In a sense I think that response though is reflective of what someone on another thread said about people who are accepting of the new Big East...they really don't see UConn as what it has become. They and sadly I put you in that catagorey really don't get that UConn is a major national program, maybe not quite a blueblood, but only a half a step below. I fyou don't have a higher view of UConn than that we'd get Fran Dunphy, I really don't know what to say. But it explains some of your other views.

Actually I am examining your views.

And I know Dunphy has done a solid job. So will Turgeon. Sean Miller. Even Mark Gottfried. See where I am going ...

There is NO John Calipari, Tom Izzo, Tom Crean, Billy Donovan on that list. Shaka Smart might be the lastest hot name. But ... I guarantee you that none of them on our second tier is 100%er to succeed here. I get that you aren't sold on Ollie. But ... we took a fairly riskless One year try. Will recruting be hurt? Should be. Yes. He should have a tough time convincing a great kid to come with his tenuous status. But, I really think we are getting the sense that Ollie has some special attributes in recruiting.
 
OK ... if Kevin Ollie was Fred Hoiberg ... would you feel the same way?

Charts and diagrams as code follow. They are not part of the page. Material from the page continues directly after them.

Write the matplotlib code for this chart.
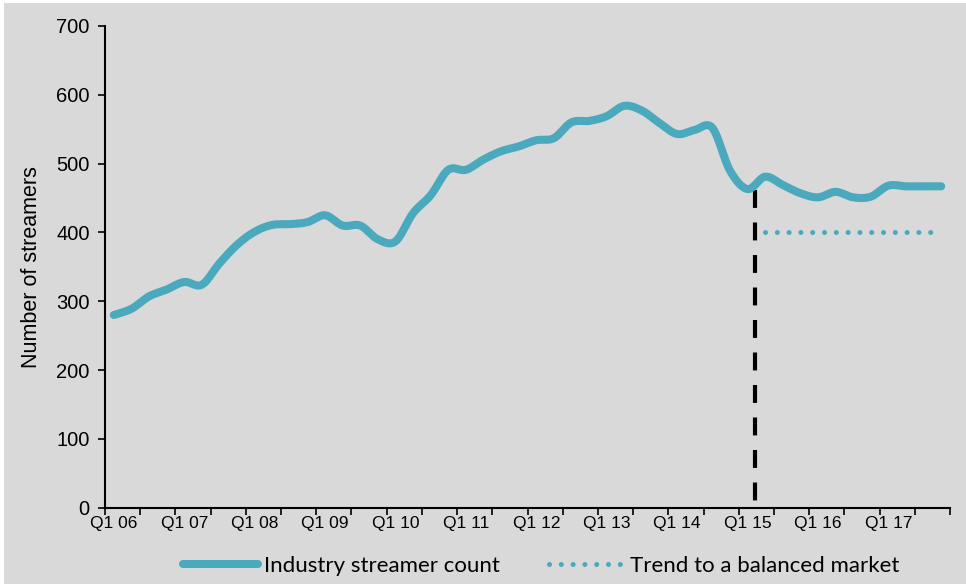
import numpy as np
import matplotlib.pyplot as plt
from matplotlib.patches import Rectangle

# quarterly industry streamer count, Q1 06 .. Q4 17
quarters = [f"Q{q} {y:02d}" for y in range(6, 18) for q in range(1, 5)]
streamers = [280, 289, 307, 317, 328, 324, 355, 382, 401, 411, 412, 415,
             425, 410, 410, 390, 387, 428, 454, 491, 491, 506, 518, 525,
             534, 537, 560, 562, 569, 584, 577, 559, 543, 549, 552, 490,
             463, 481, 469, 457, 451, 459, 451, 452, 468, 467, 467, 467]

# balanced market trend and the divider between history and forecast
trend_x = [37, 46.5]
trend_y = [400, 400]
divider_x = 36.43
divider_y = [461, 0]

tick_labels = [q if q.startswith("Q1") else "" for q in quarters]

LINE = '#4BA9BD'
BG = '#D9D9D9'


def smooth(x, y, n=20):
    """Catmull-Rom style smoothing, like Excel's smoothed line."""
    x = np.asarray(x, float)
    y = np.asarray(y, float)
    px = np.concatenate([[x[0]], x, [x[-1]]])
    py = np.concatenate([[y[0]], y, [y[-1]]])
    xs, ys = [], []
    t = np.linspace(0, 1, n, endpoint=False)
    for i in range(1, len(px) - 2):
        p0, p1, p2, p3 = py[i-1], py[i], py[i+1], py[i+2]
        q0, q1, q2, q3 = px[i-1], px[i], px[i+1], px[i+2]
        m1 = (p2 - p0) / 6.0
        m2 = (p3 - p1) / 6.0
        k1 = (q2 - q0) / 6.0
        k2 = (q3 - q1) / 6.0
        # cubic bezier with control points from neighbours
        b0, b1, b2, b3 = p1, p1 + m1, p2 - m2, p2
        c0, c1, c2, c3 = q1, q1 + k1, q2 - k2, q2
        u = 1 - t
        ys.append(u**3*b0 + 3*u**2*t*b1 + 3*u*t**2*b2 + t**3*b3)
        xs.append(u**3*c0 + 3*u**2*t*c1 + 3*u*t**2*c2 + t**3*c3)
    xs.append([x[-1]])
    ys.append([y[-1]])
    return np.concatenate(xs), np.concatenate(ys)


plt.rcParams['font.family'] = ['Liberation Sans', 'DejaVu Sans']

fig = plt.figure(figsize=(9.66, 5.84), dpi=100)
fig.patch.set_facecolor('white')
fig.patches.append(Rectangle((4/966, 0), 1, 1 - 3/584, transform=fig.transFigure,
                             facecolor=BG, edgecolor='none', zorder=-10))

ax = fig.add_axes([105/966, 1 - 507.7/584, 845/966, (507.7 - 26)/584])
ax.set_facecolor(BG)

idx = np.arange(len(quarters))
sx, sy = smooth(idx, streamers)
ax.plot(sx, sy, color=LINE, lw=5.8, solid_capstyle='round',
        solid_joinstyle='round', label='Industry streamer count', zorder=3)
ax.plot(trend_x, trend_y, color=LINE, lw=3.6, linestyle=(0, (0.01, 2.35)),
        dash_capstyle='round', label='Trend to a balanced market', zorder=3)
ax.plot([divider_x, divider_x], divider_y, color='black', lw=3,
        linestyle=(0, (4.3, 3.5)), zorder=2)

ax.set_xlim(-0.5, len(quarters) - 0.5)
ax.set_ylim(0, 700)
ax.set_yticks(range(0, 701, 100))
ax.set_xticks(idx)
ax.set_xticklabels(tick_labels, fontsize=12.5)
ax.set_xticks(np.arange(-0.5, len(quarters), 2), minor=True)
ax.tick_params(axis='x', which='major', length=0, pad=6)
ax.tick_params(axis='x', which='minor', length=5, width=1.2, direction='out')
ax.tick_params(axis='y', labelsize=14.5, length=5, width=1.2, pad=6)
for s in ['top', 'right']:
    ax.spines[s].set_visible(False)
for s in ['left', 'bottom']:
    ax.spines[s].set_linewidth(1.5)
ax.set_ylabel('Number of streamers', fontsize=15.5, labelpad=10)

fig.legend(loc='center', bbox_to_anchor=(541/966, 1 - 566/584), ncol=2,
           frameon=False, handlelength=3.4, handletextpad=0.25,
           columnspacing=2.2, prop={'family': 'Lato', 'size': 16})

fig.savefig('out.png', dpi=100, facecolor=fig.get_facecolor())
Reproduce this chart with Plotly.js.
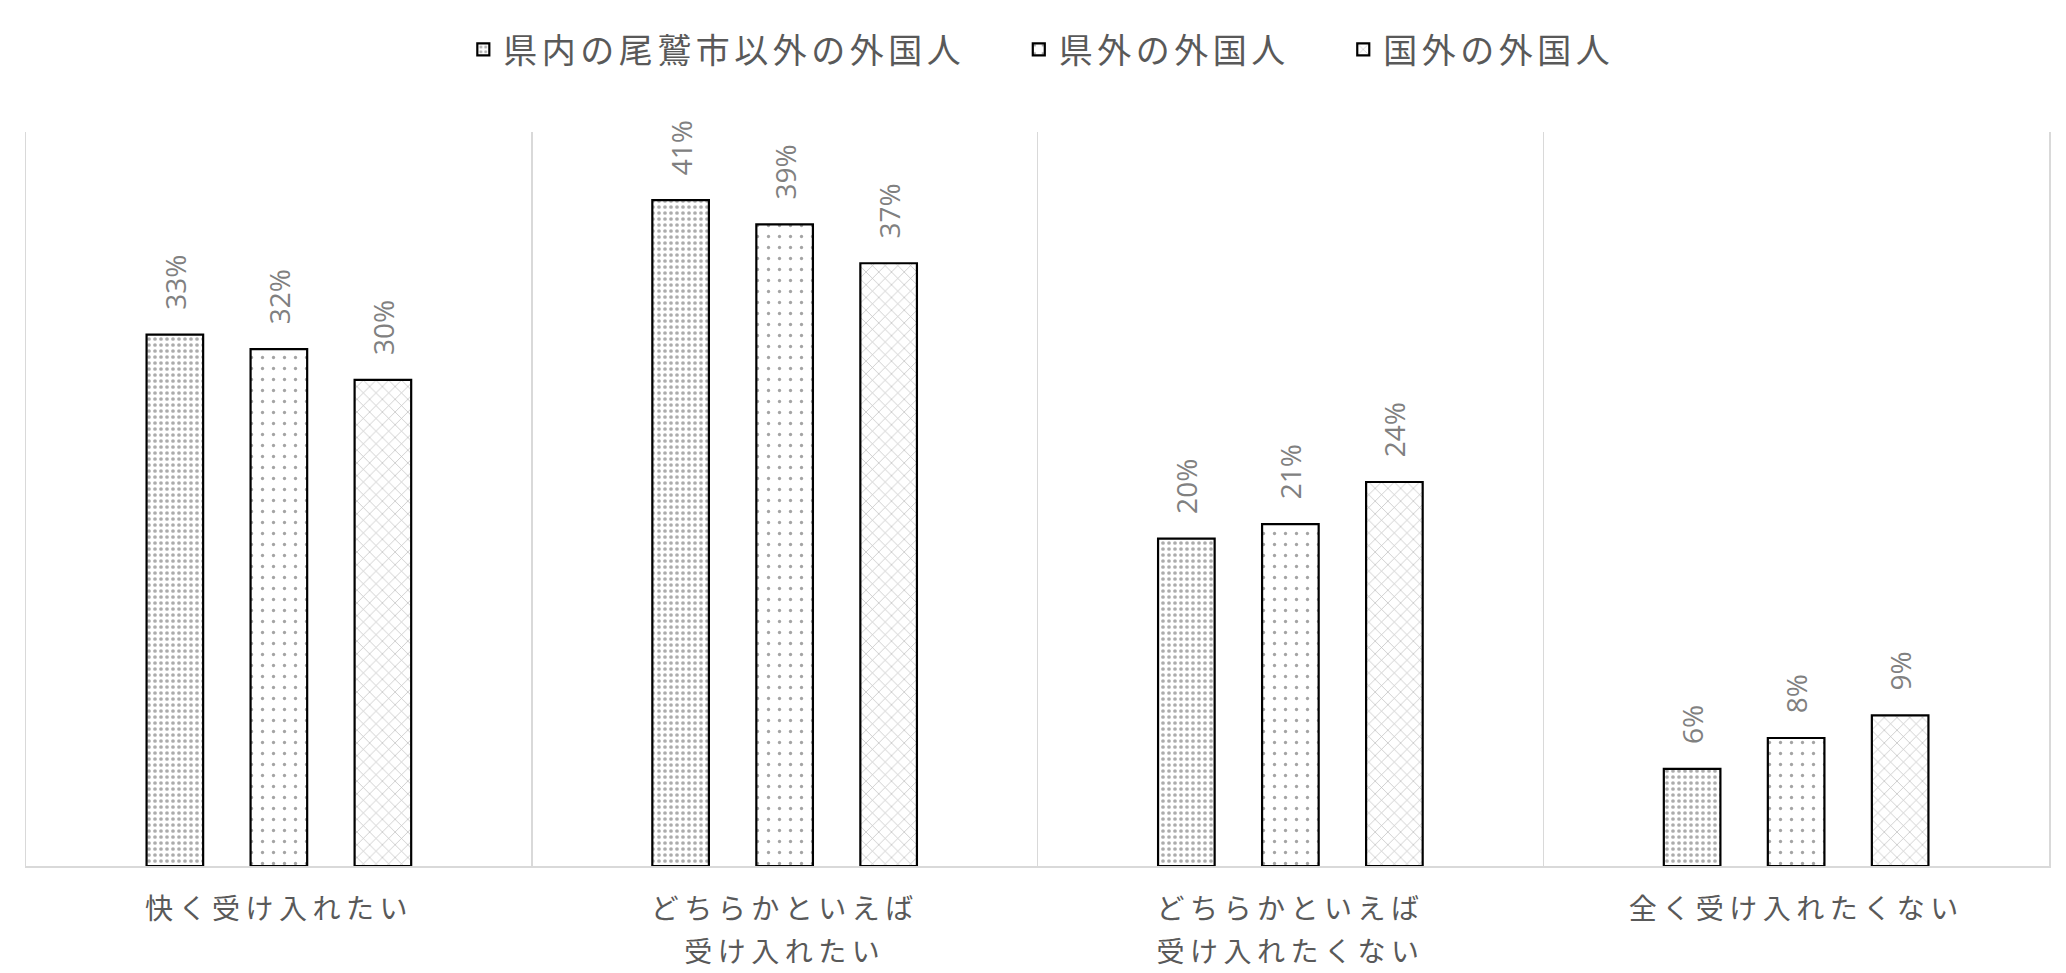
<!DOCTYPE html>
<html>
<head>
<meta charset="utf-8">
<script src="https://cdn.plot.ly/plotly-3.0.1.min.js"></script>
<style>
html,body{margin:0;padding:0;background:#fff;}
#chart{width:2066px;height:973px;}
.legendtext{letter-spacing:4.5px;}
.xtick text, .x2tick text{letter-spacing:5.5px;}
</style>
</head>
<body>
<div id="chart"></div>
<script>
const categories = ["快く受け入れたい", "どちらかといえば受け入れたい", "どちらかといえば受け入れたくない", "全く受け入れたくない"];
const tickLine1 = ["快く受け入れたい", "どちらかといえば", "どちらかといえば", "全く受け入れたくない"];
const tickLine2 = ["", "受け入れたい", "受け入れたくない", ""];
const seriesNames = ["県内の尾鷲市以外の外国人", "県外の外国人", "国外の外国人"];
const valuesPref = [32.8, 41.1, 20.2, 6.0];
const valuesOutPref = [31.9, 39.6, 21.1, 7.9];
const valuesAbroad = [30.0, 37.2, 23.7, 9.3];
const labelsPref = ["33%", "41%", "20%", "6%"];
const labelsOutPref = ["32%", "39%", "21%", "8%"];
const labelsAbroad = ["30%", "37%", "24%", "9%"];

const font = "'Noto Sans CJK JP', 'Noto Sans', sans-serif";
const pad = "\u00a0\u00a0\u00a0";
const namePad = "\u00a0\u00a0\u00a0\u00a0";
function mk(name, y, labels, pattern) {
  return {
    type: "bar", name: name + namePad, x: categories, y: y,
    text: labels.map(t => pad + t), textposition: "outside", textangle: -90,
    constraintext: "none", cliponaxis: false,
    textfont: {family: "'Open Sans', 'Noto Sans', sans-serif", size: 28, color: "#808080"},
    marker: {color: "#ffffff", line: {color: "#000000", width: 2.2}, pattern: pattern},
    hoverinfo: "none"
  };
}
const data = [
  mk(seriesNames[0], valuesPref, labelsPref, {shape: ".", size: 6, solidity: 0.3, fgcolor: "#5a5a5a", bgcolor: "#ffffff", fillmode: "overlay"}),
  mk(seriesNames[1], valuesOutPref, labelsOutPref, {shape: ".", size: 11, solidity: 0.07, fgcolor: "#4a4a4a", bgcolor: "#ffffff", fillmode: "overlay"}),
  mk(seriesNames[2], valuesAbroad, labelsAbroad, {shape: "x", size: 9, solidity: 0.15, fgcolor: "#7a7a7a", bgcolor: "#ffffff", fillmode: "overlay"}),
  {type: "scatter", mode: "none", x: categories, y: valuesPref, xaxis: "x2", yaxis: "y",
   showlegend: false, hoverinfo: "skip"}
];
const tickFont = {family: font, size: 28, color: "#595959"};
const layout = {
  width: 2066, height: 973,
  margin: {l: 26, r: 17, t: 132, b: 107},
  paper_bgcolor: "#ffffff", plot_bgcolor: "#ffffff",
  barmode: "group", bargap: 0.383, bargroupgap: 0.456,
  showlegend: true,
  legend: {orientation: "h", x: 0.514, xanchor: "center", y: 1.112, yanchor: "middle",
           font: {family: font, size: 34, color: "#595959"}, itemwidth: 30, traceorder: "normal"},
  xaxis: {type: "category", categoryorder: "array", categoryarray: categories, range: [-0.5, 3.5],
          tickson: "boundaries", showgrid: true, gridcolor: "#d9d9d9", gridwidth: 1.5,
          showline: true, linecolor: "#d9d9d9", linewidth: 2, ticks: "", ticklabelstandoff: 17,
          tickmode: "array", tickvals: categories, ticktext: tickLine1,
          tickfont: tickFont, automargin: false},
  xaxis2: {type: "category", overlaying: "x", anchor: "y", side: "bottom",
           categoryorder: "array", categoryarray: categories, range: [-0.5, 3.5],
           showgrid: false, showline: false, zeroline: false, ticks: "", ticklabelstandoff: 67,
           tickmode: "array", tickvals: categories, ticktext: tickLine2,
           tickfont: tickFont, automargin: false},
  yaxis: {range: [0, 45.3], showgrid: false, showticklabels: false, zeroline: false,
          showline: true, mirror: true, linecolor: "#d9d9d9", linewidth: 1.5, ticks: ""},
  font: {family: font}
};
Plotly.newPlot("chart", data, layout, {staticPlot: true, displayModeBar: false});
</script>
</body>
</html>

I generally am picking up that is what is bugging some around here. And, imho, Kevin Ollie is more prepared than Hoiberg. WHO BEAT US IN MARCH. Hoiberg, btw, had less Coaching experience in college than Ollie now has. And, Ollie has a ton of credible contacts that Hoiberg would not have had at the start.

YES ... Fran Dunphy. That is my poster child for what we'd have ended up with after a search. I'd be thrilled by Beilein ... but Manual ain't stealing from the Wolverines. My expectation is that we'd get nibbles; but like the Arizona job ... lots walked by before Sean Miller moved 4000 miles for it. Would we be happy with the Xavier coach? Most would not be around here.

Way to beat around the bush. Are you implying that there are people who would be more comfortable with Ollie if he were white?

You can't compare hiring coaches without experience at UConn versus Iowa State. One has everything to lose, one has nothing to lose. Hopefully you can at least identify which is which.
 
You can't compare hiring coaches without experience at UConn versus Iowa State. One has everything to lose, one has nothing to lose. Hopefully you can at least identify which is which.

Well said and right on point.
 
In The Pudge's universe, Iowa State is a better program than us.
That's my point. My concern is that Ollie is in a very tricky spot because if it turns out that his selection was more to sooth Calhoun's ego than on his readiness to be the head coach, given the conference situation, in 5 years, Pudge might be right.
 
That's my point. My concern is that Ollie is in a very tricky spot because if it turns out that his selection was more to sooth Calhoun's ego than on his readiness to be the head coach, given the conference situation, in 5 years, Pudge might be right.
He is in a tricky spot. But it isn't anything that he hasn't overcome with hard work before. He has the rest of the same staff JC did. (who have around 800 wins). They won't let him fail.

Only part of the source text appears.